• John McGary, Woodford Sun Staff

Local native's fiancée going for gold in Rio


AMANDA POLK, a member of the U.S. Olympic women’s rowing team, will marry former WCHS quarterback Eric Sobolewski in November, who’s in Rio with younger brother Sean. His parents, “Sobo” and Mike, will watch the finals on television in Versailles (Photo submitted)

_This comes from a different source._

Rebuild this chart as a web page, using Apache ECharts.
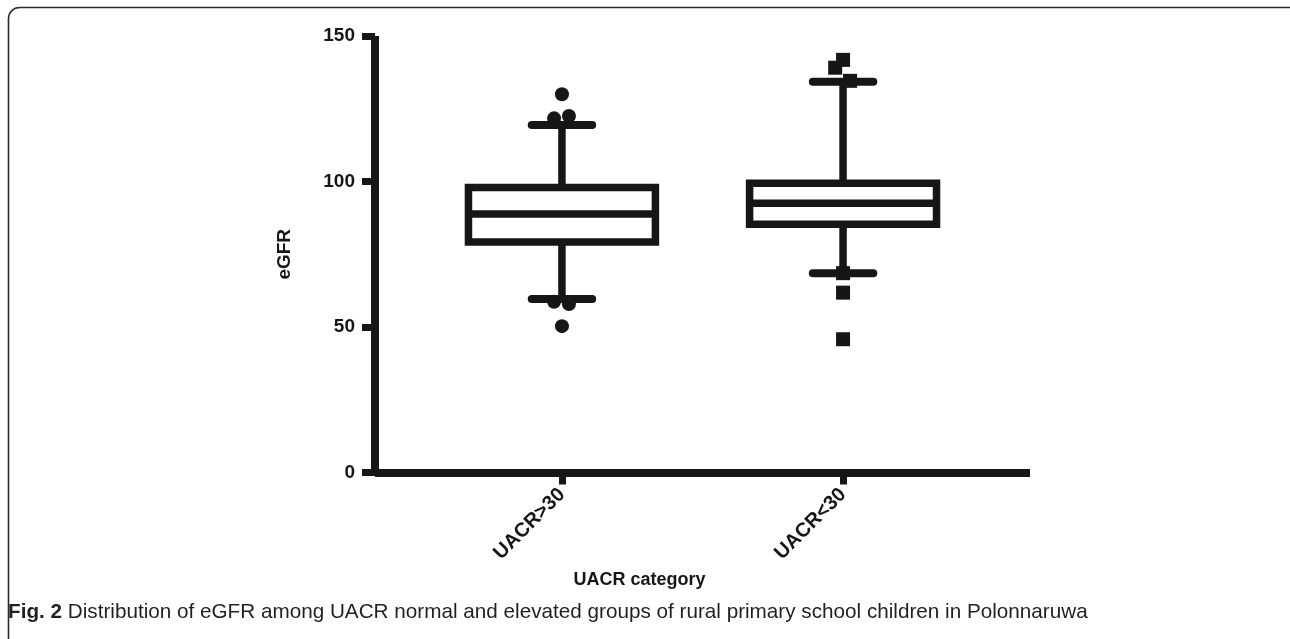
<!DOCTYPE html>
<html>
<head>
<meta charset="utf-8">
<script src="https://cdn.jsdelivr.net/npm/echarts@6/dist/echarts.min.js"></script>
<style>
  html, body { margin: 0; padding: 0; background: #fff; }
  #chart { width: 1290px; height: 639px; }
</style>
</head>
<body>
<div id="chart"></div>
<script>
var categories = ['UACR>30', 'UACR<30'];
var categoryPos = [1, 2];
var whiskerLow = [59.6, 68.5];
var q1 = [79.2, 85.3];
var median = [88.8, 92.5];
var q3 = [97.9, 99.4];
var whiskerHigh = [119.4, 134.3];
// outliers as [x position, eGFR]; x jittered a little like the original
var outliers1 = [[1, 130], [0.972, 121.7], [1.025, 122.5], [0.972, 58.7], [1.025, 57.9], [1, 50.3]];
var outliers2 = [[2, 141.8], [1.972, 139.1], [2.025, 134.6], [2, 68.5], [2, 61.8], [2, 45.8]];
var yTicks = [0, 50, 100, 150];

var ink = '#161616';
var fontFam = '"Liberation Sans", Arial, sans-serif';

var boxData = categoryPos.map(function (p, i) {
  return [p, whiskerLow[i], q1[i], median[i], q3[i], whiskerHigh[i]];
});

function renderBox(params, api) {
  var x = api.value(0);
  var top = api.coord([x, api.value(5)]);
  var boxTop = api.coord([x, api.value(4)]);
  var mid = api.coord([x, api.value(3)]);
  var boxBot = api.coord([x, api.value(2)]);
  var bot = api.coord([x, api.value(1)]);
  var boxW = api.size([0.665, 0])[0];
  var capW = api.size([0.215, 0])[0];
  var cx = top[0];
  var lineStyle = { stroke: ink, lineWidth: 7.5, fill: null };
  var capStyle = { stroke: ink, lineWidth: 8, fill: null, lineCap: 'round' };
  return {
    type: 'group',
    children: [
      { type: 'line', shape: { x1: cx, y1: top[1], x2: cx, y2: boxTop[1] }, style: lineStyle },
      { type: 'line', shape: { x1: cx, y1: boxBot[1], x2: cx, y2: bot[1] }, style: lineStyle },
      { type: 'line', shape: { x1: cx - capW / 2, y1: top[1], x2: cx + capW / 2, y2: top[1] }, style: capStyle },
      { type: 'line', shape: { x1: cx - capW / 2, y1: bot[1], x2: cx + capW / 2, y2: bot[1] }, style: capStyle },
      {
        type: 'rect',
        shape: { x: cx - boxW / 2, y: boxTop[1], width: boxW, height: boxBot[1] - boxTop[1] },
        style: { stroke: ink, lineWidth: 7.5, fill: '#fff' }
      },
      { type: 'line', shape: { x1: cx - boxW / 2, y1: mid[1], x2: cx + boxW / 2, y2: mid[1] }, style: lineStyle }
    ]
  };
}

var chart = echarts.init(document.getElementById('chart'), null, { renderer: 'canvas' });

var option = {
  animation: false,
  backgroundColor: '#fff',
  grid: {
    left: 375,
    right: 260,
    top: 36,
    bottom: 166.5,
    outerBoundsMode: 'none'
  },
  xAxis: {
    type: 'value',
    min: 0.335,
    max: 2.665,
    name: 'UACR category',
    nameLocation: 'middle',
    nameGap: 99,
    nameTextStyle: {
      fontFamily: fontFam,
      fontWeight: 'bold',
      fontSize: 18,
      color: ink,
      padding: [0, 126, 0, 0]
    },
    splitLine: { show: false },
    axisLine: { show: true, onZero: false, lineStyle: { color: ink, width: 8, cap: 'butt' } },
    axisTick: {
      show: true,
      customValues: categoryPos,
      length: 12,
      lineStyle: { color: ink, width: 7, cap: 'butt' }
    },
    axisLabel: {
      customValues: categoryPos,
      rotate: 45,
      margin: 19,
      fontFamily: fontFam,
      fontWeight: 'bold',
      fontSize: 20,
      color: ink,
      formatter: function (v) {
        var i = categoryPos.indexOf(v);
        return i >= 0 ? categories[i] : '';
      }
    }
  },
  yAxis: {
    type: 'value',
    min: yTicks[0],
    max: yTicks[yTicks.length - 1],
    interval: 50,
    name: 'eGFR',
    nameLocation: 'middle',
    nameGap: 81,
    nameTextStyle: {
      fontFamily: fontFam,
      fontWeight: 'bold',
      fontSize: 19,
      color: ink
    },
    splitLine: { show: false },
    axisLine: { show: true, lineStyle: { color: ink, width: 8, cap: 'butt' } },
    axisTick: { show: true, length: 13, lineStyle: { color: ink, width: 7, cap: 'butt' } },
    axisLabel: {
      margin: 20,
      fontFamily: fontFam,
      fontWeight: 'bold',
      fontSize: 19,
      color: ink
    }
  },
  series: [
    {
      type: 'custom',
      name: 'box',
      renderItem: renderBox,
      encode: { x: 0, y: [1, 2, 3, 4, 5] },
      data: boxData,
      z: 2
    },
    {
      type: 'scatter',
      name: 'UACR>30 outliers',
      symbol: 'circle',
      symbolSize: 14,
      itemStyle: { color: ink, opacity: 1 },
      data: outliers1,
      z: 3
    },
    {
      type: 'scatter',
      name: 'UACR<30 outliers',
      symbol: 'rect',
      symbolSize: 14,
      itemStyle: { color: ink, opacity: 1 },
      data: outliers2,
      z: 3
    }
  ],
  graphic: [
    {
      type: 'rect',
      silent: true,
      shape: { x: 8.5, y: 7.5, width: 1320, height: 700, r: 11 },
      style: { fill: null, stroke: '#2a2a2a', lineWidth: 1.6 }
    },
    {
      type: 'text',
      left: 8,
      top: 602,
      style: {
        text: '{b|Fig. 2} Distribution of eGFR among UACR normal and elevated groups of rural primary school children in Polonnaruwa',
        fontFamily: fontFam,
        fontSize: 20.7,
        fill: '#231f20',
        rich: {
          b: { fontFamily: fontFam, fontSize: 20.7, fontWeight: 'bold', fill: '#231f20' }
        }
      }
    }
  ]
};

chart.setOption(option);
window.addEventListener('resize', chart.resize);
</script>
</body>
</html>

On Saturday morning, Mike and Tracey “Sobo” Sobolewski will watch future daughter-in-law and Olympic rower Amanda Polk row for gold in Rio. Tracey is the longtime coach of the Woodford County High School track team. Their son, Eric, is a former WCHS quarterback who went on to play at Utah State and Weber State. He and younger brother Sean are in Rio, where on Tuesday, they saw Amanda and her seven teammates qualify for the finals. Back in Versailles, Mike and Sobo watched it on television. “It’s fun. It’s a whole different deal when you have a personal interest,” Sobo said. Eric and Amanda, a Pittsburgh native, are both athletes, but their romance is hardly typical. Sobo said they met in May of 2015 after being introduced by a cousin of his, who’d rowed with Amanda at the University of Notre Dame. By the time they met, Eric was teaching at Texas Tech, while Amanda was training for her second Olympics (she’d been an alternate in London in 2012) at Princeton University. It was a long way to go to see a person in person for the first time. “They Facetimed and did all that Internet stuff for a long time and hit it off and really seemed to enjoy each other, so Eric flew to New Jersey, and they met, and now they’re getting married,” Sobo said. “It’s kind of scary, how much they’re alike.” Asked whether the couple ever had friendly arguments argued over who was the better athlete, Sobo laughed. “Oh yes. Very much. I think right now, Eric has to take second seat, but after the Olympics, I’m sure that they’ll have some of their own competition between each other,” she said. Sobo said after Eric and Amanda marry, they’ll move to Greenville, S.C., where he will teach at Furman University. Come Saturday morning, Sobo and Mike will have a few neighbors over to watch their future daughter-in-law row for all she’s worth in Rio. “Nerve-wracking. Very nerve-wracking. Exciting, fun, but it’ll be – it takes a little over six minutes, so breathing for six minutes is going to be tough,” she said. It probably won’t be too easy for the presently top-ranked top athlete in her family, either.